:: Raw data
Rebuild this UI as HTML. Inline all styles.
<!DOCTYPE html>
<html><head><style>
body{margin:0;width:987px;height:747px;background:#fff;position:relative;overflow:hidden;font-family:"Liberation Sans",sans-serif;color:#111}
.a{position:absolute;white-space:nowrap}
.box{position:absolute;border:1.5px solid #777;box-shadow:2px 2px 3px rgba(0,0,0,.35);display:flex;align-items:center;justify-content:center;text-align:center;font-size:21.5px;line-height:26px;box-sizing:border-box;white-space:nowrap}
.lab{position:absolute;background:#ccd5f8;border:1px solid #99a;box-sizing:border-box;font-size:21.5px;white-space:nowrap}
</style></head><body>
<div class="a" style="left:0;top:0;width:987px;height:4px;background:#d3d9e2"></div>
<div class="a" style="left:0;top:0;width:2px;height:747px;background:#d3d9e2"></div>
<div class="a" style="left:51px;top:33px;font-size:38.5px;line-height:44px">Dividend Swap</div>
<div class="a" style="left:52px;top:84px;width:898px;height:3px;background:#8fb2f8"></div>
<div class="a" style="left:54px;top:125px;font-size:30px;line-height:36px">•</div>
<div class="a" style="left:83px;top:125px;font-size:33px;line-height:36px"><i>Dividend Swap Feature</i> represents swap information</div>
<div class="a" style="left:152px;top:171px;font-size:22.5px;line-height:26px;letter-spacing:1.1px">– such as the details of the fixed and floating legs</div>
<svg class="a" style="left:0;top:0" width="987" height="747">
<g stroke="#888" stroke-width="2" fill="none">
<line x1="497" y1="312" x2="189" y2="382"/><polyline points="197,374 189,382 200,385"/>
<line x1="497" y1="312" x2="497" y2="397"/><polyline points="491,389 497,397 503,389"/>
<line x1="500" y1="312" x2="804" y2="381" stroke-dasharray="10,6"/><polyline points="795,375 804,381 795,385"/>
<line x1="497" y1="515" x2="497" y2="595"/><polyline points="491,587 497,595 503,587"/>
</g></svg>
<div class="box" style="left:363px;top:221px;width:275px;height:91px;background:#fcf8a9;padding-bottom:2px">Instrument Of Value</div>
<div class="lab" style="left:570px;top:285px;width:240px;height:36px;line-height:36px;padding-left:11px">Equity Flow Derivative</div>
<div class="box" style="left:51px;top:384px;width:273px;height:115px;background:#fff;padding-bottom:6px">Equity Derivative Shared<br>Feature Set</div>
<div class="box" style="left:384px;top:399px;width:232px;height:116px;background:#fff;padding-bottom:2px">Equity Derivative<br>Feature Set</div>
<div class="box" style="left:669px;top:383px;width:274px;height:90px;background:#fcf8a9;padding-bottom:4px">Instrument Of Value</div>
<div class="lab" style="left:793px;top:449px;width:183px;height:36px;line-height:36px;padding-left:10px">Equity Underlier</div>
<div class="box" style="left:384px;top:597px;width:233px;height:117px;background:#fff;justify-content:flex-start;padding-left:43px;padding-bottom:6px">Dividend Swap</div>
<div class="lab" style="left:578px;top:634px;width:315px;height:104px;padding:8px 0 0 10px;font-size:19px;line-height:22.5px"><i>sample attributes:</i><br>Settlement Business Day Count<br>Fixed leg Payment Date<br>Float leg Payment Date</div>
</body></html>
::::
— Brief —
Repeat the data in its entirety, character for character.

— Exercise result —
Rebuild this UI as HTML. Inline all styles.
<!DOCTYPE html>
<html><head><style>
body{margin:0;width:987px;height:747px;background:#fff;position:relative;overflow:hidden;font-family:"Liberation Sans",sans-serif;color:#111}
.a{position:absolute;white-space:nowrap}
.box{position:absolute;border:1.5px solid #777;box-shadow:2px 2px 3px rgba(0,0,0,.35);display:flex;align-items:center;justify-content:center;text-align:center;font-size:21.5px;line-height:26px;box-sizing:border-box;white-space:nowrap}
.lab{position:absolute;background:#ccd5f8;border:1px solid #99a;box-sizing:border-box;font-size:21.5px;white-space:nowrap}
</style></head><body>
<div class="a" style="left:0;top:0;width:987px;height:4px;background:#d3d9e2"></div>
<div class="a" style="left:0;top:0;width:2px;height:747px;background:#d3d9e2"></div>
<div class="a" style="left:51px;top:33px;font-size:38.5px;line-height:44px">Dividend Swap</div>
<div class="a" style="left:52px;top:84px;width:898px;height:3px;background:#8fb2f8"></div>
<div class="a" style="left:54px;top:125px;font-size:30px;line-height:36px">•</div>
<div class="a" style="left:83px;top:125px;font-size:33px;line-height:36px"><i>Dividend Swap Feature</i> represents swap information</div>
<div class="a" style="left:152px;top:171px;font-size:22.5px;line-height:26px;letter-spacing:1.1px">– such as the details of the fixed and floating legs</div>
<svg class="a" style="left:0;top:0" width="987" height="747">
<g stroke="#888" stroke-width="2" fill="none">
<line x1="497" y1="312" x2="189" y2="382"/><polyline points="197,374 189,382 200,385"/>
<line x1="497" y1="312" x2="497" y2="397"/><polyline points="491,389 497,397 503,389"/>
<line x1="500" y1="312" x2="804" y2="381" stroke-dasharray="10,6"/><polyline points="795,375 804,381 795,385"/>
<line x1="497" y1="515" x2="497" y2="595"/><polyline points="491,587 497,595 503,587"/>
</g></svg>
<div class="box" style="left:363px;top:221px;width:275px;height:91px;background:#fcf8a9;padding-bottom:2px">Instrument Of Value</div>
<div class="lab" style="left:570px;top:285px;width:240px;height:36px;line-height:36px;padding-left:11px">Equity Flow Derivative</div>
<div class="box" style="left:51px;top:384px;width:273px;height:115px;background:#fff;padding-bottom:6px">Equity Derivative Shared<br>Feature Set</div>
<div class="box" style="left:384px;top:399px;width:232px;height:116px;background:#fff;padding-bottom:2px">Equity Derivative<br>Feature Set</div>
<div class="box" style="left:669px;top:383px;width:274px;height:90px;background:#fcf8a9;padding-bottom:4px">Instrument Of Value</div>
<div class="lab" style="left:793px;top:449px;width:183px;height:36px;line-height:36px;padding-left:10px">Equity Underlier</div>
<div class="box" style="left:384px;top:597px;width:233px;height:117px;background:#fff;justify-content:flex-start;padding-left:43px;padding-bottom:6px">Dividend Swap</div>
<div class="lab" style="left:578px;top:634px;width:315px;height:104px;padding:8px 0 0 10px;font-size:19px;line-height:22.5px"><i>sample attributes:</i><br>Settlement Business Day Count<br>Fixed leg Payment Date<br>Float leg Payment Date</div>
</body></html>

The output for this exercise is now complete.